Third-party apps can do this job, too; prior to Android Device Manager’s arrival, I’d recommended Lookout and Android Lost for the task.

In iOS 7, Apple’s service can do one thing that those others can’t — prevent an iPhone from being used by anybody else again, even after a complete reset. This “Activation Lock” also defeats two possible workarounds for that stolen-phone database, electronically altering a phone’s serial number or selling the device in another country.

Other manufacturers could add such a feature, but the carriers don’t seem interested. For example, Samsung asked them to preload a “kill switch” app last year after adding support for that feature to the core software on some of its Galaxy-series Android phones, but they declined.

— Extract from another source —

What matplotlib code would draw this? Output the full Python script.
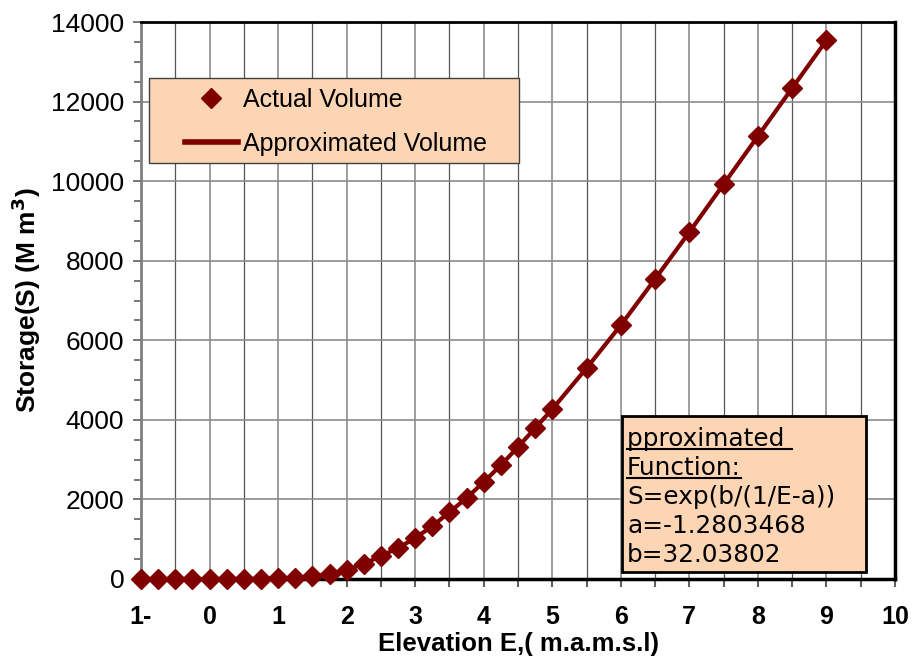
""" Storage-elevation curve: actual volume vs approximated function."""

import matplotlib.pyplot as plt
import matplotlib.ticker as mticker
from matplotlib.lines import Line2D

plt.rcParams.update({"font.family": ["Liberation Sans", "DejaVu Sans"]})

# elevation (m.a.m.s.l) and storage (M m3)
elevation = [-1.0, -0.75, -0.5, -0.25, 0.0, 0.25, 0.5, 0.75, 1.0, 1.25, 1.5,
             1.75, 2.0, 2.25, 2.5, 2.75, 3.0, 3.25, 3.5, 3.75, 4.0, 4.25, 4.5,
             4.75, 5.0, 5.5, 6.0, 6.5, 7.0, 7.5, 8.0, 8.5, 9.0]
storage = [0, 0, 0, 0, 0, 1, 2, 5, 15, 35, 70, 130, 230, 380, 580, 780, 1030,
           1330, 1680, 2035, 2440, 2860, 3320, 3790, 4270, 5300, 6380, 7540,
           8720, 9925, 11130, 12340, 13540]

x_ticks = [-1, 0, 1, 2, 3, 4, 5, 6, 7, 8, 9, 10]
x_labels = ["1-", "0", "1", "2", "3", "4", "5", "6", "7", "8", "9", "10"]
y_ticks = [0, 2000, 4000, 6000, 8000, 10000, 12000, 14000]

box_lines = ["S=exp(b/(1/E-a))", "a=-1.2803468", "b=32.03802"]

dark_red = "#800000"
peach = "#fcd5b4"
W, H = 913, 661

fig = plt.figure(figsize=(9.13, 6.61), dpi=100)
ax = fig.add_axes([141 / W, 1 - 579 / H, 754 / W, 557 / H])

ax.plot(elevation, storage, color=dark_red, lw=3, zorder=3)
ax.plot(elevation, storage, ls="none", marker="D", ms=10.5, color=dark_red,
        zorder=4, clip_on=False)

ax.set_xlim(-1, 10)
ax.set_ylim(0, 14000)
ax.set_xticks(x_ticks)
ax.set_xticklabels(x_labels, fontweight="bold", fontsize=18)
ax.xaxis.set_minor_locator(mticker.MultipleLocator(0.5))
ax.set_yticks(y_ticks)
ax.set_yticklabels([str(v) for v in y_ticks], fontsize=19)
ax.yaxis.set_minor_locator(mticker.MultipleLocator(500))
ax.tick_params(axis="both", which="both", direction="out", color="#606060")
ax.tick_params(axis="x", which="both", length=6, width=1.5, pad=13)
ax.tick_params(axis="y", which="major", length=6, width=1.2, pad=6)
ax.tick_params(axis="y", which="minor", length=5, width=1.2)

ax.grid(which="major", axis="both", color="#8c8c8c", lw=1.2)
ax.grid(which="minor", axis="x", color="#555555", lw=0.9)
ax.set_axisbelow(True)

ax.spines["left"].set_color("#808080")
ax.spines["left"].set_linewidth(2)
for side in ["bottom", "right"]:
    ax.spines[side].set_color("black")
    ax.spines[side].set_linewidth(2.5)
ax.spines["top"].set_color("black")
ax.spines["top"].set_linewidth(2)

ax.set_xlabel("Elevation E,( m.a.m.s.l)", fontweight="bold", fontsize=18.5,
              labelpad=2)
ax.set_ylabel("Storage(S) (M m$^\\mathbf{3}$)", fontweight="bold",
              fontsize=19, labelpad=6)

# legend: peach box drawn behind a frameless legend
ax.add_patch(plt.Rectangle((149 / W, 1 - 163 / H), 370 / W, 85 / H,
                           transform=fig.transFigure, facecolor=peach,
                           edgecolor="#404040", lw=1, zorder=5,
                           clip_on=False))
handles = [Line2D([], [], ls="none", marker="D", ms=10, color=dark_red),
           Line2D([], [], color=dark_red, lw=4)]
leg = ax.legend(handles, ["Actual Volume", "Approximated Volume"],
                loc="upper left", bbox_to_anchor=(185 / W, 1 - 88 / H),
                bbox_transform=fig.transFigure, fontsize=18, frameon=False,
                handlelength=2.1, handletextpad=0.2, borderpad=0,
                borderaxespad=0, labelspacing=0.78)
leg.set_zorder(6)

# function box with underlined heading
ax.add_patch(plt.Rectangle((622 / W, 1 - 572 / H), 244 / W, 156 / H,
                           transform=fig.transFigure, facecolor=peach,
                           edgecolor="black", lw=2, zorder=5, clip_on=False))
heading = ["pproximated ", "Function:"]
texts = []
for i, line in enumerate(heading + box_lines):
    t = fig.text(627 / W, 1 - (439 + i * 29) / H, line, fontsize=17.8,
                 family="DejaVu Sans", va="center", ha="left", zorder=6)
    texts.append(t)

fig.canvas.draw()
renderer = fig.canvas.get_renderer()
for t in texts[:2]:
    bb = t.get_window_extent(renderer)
    yl = bb.y0 + 2
    fig.add_artist(Line2D([bb.x0 / W, bb.x1 / W], [yl / H, yl / H],
                          transform=fig.transFigure, color="black", lw=1.5,
                          zorder=7))

fig.savefig("out.png", dpi=100)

Instead, you need to download Absolute Software’s LoJack app yourself, then pay $29.99 a year to use it.

CTIA, the wireless-industry trade group, says such a feature would wind up being used maliciously. (Should that make me feel better about the security of their systems? Perhaps not.) As long as they hold that view and continue to sell most of the phones used in the U.S., it may take legislation to change matters.

Tip: Scan business cards in Evernote’s iOS app

The digital transformation has yet to put a dent in the market for business cards; if anything, it’s made it easier to obsess over the design of one’s own cards. As a result, my desk is overrun with the things.

Evernote’s iOS app can now help with that problem: In December, the company added a business-card scanning feature to its popular note-taking software that automatically digitizes the text on a card. If you want, it can then add that person’s data to your contacts list and cross-reference it with LinkedIn.

After some initial problems on my iPad Mini (I had to log out of the app and then back in to to get it to start digitizing cards properly), I can report that it works as advertised. You can scan five cards for free, after which the feature requires Evernote’s $45/year Premium service.